Caught in the middle is Steven Harris, a good man with a solid heart who comes across as weak and boring. He married into the Young family via his wife Julia, a woman who longs for the passion of romance novels but opted for the stability of decency. An outsider to both worlds, Steven must adopt the fiercest elements of each to save his family.

If Steven is the neglected protagonist, then his wife Julia is the catalyst for his arc. And Kristina Copeland's Julia is as lively and wondrous to watch as a field of butterflies on a late summer day. Even with a husband and child, she's never really grown up. She loves to flirt with the dark side only because being bad is fun and daddy won't find out. Copeland is as relaxed in Julia's skin as I am in my own. Her performance transcends acting to become something more, something real. I believed Julia and all her failings existed, and not that Kristina Copeland was playing a character. It's easy to see why she won the Best Actor category at the 2003 New York Independent Horror Festival.

I'm not sure how or why Steven and Julia ever got together. She's the kind of gal willing to pleasure her husband orally during a long drive. He's the kind of guy to turn her down because the baby's in the back seat. Deep down they love each other, but they know their marriage is on its last legs.

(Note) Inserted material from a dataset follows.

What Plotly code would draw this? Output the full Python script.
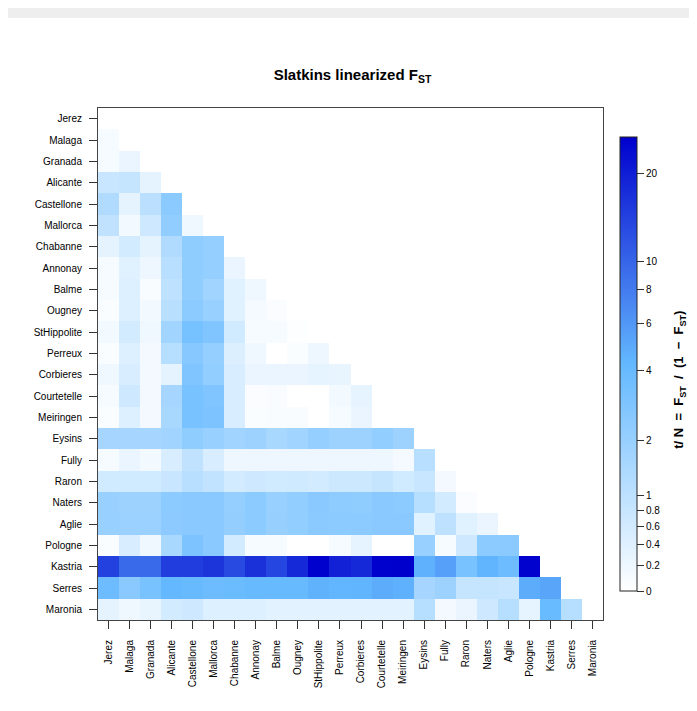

At its core, SAVAGE ISLAND is a movie about corruption. The corruption of Steven's innocense. The corruption of nature. The corruption of the family unit. To his credit, director Lando never bludgeons his themes over his audience's head. First and foremost he has a story to tell, a damn good one at that. Lando never tried to push the limits like so many of today's horror directors, he kept everything grounded-in-reality simple. There was never anything to distract from the characters or their story, and I couldn't take my eyes off it. I was hooked from the first moment.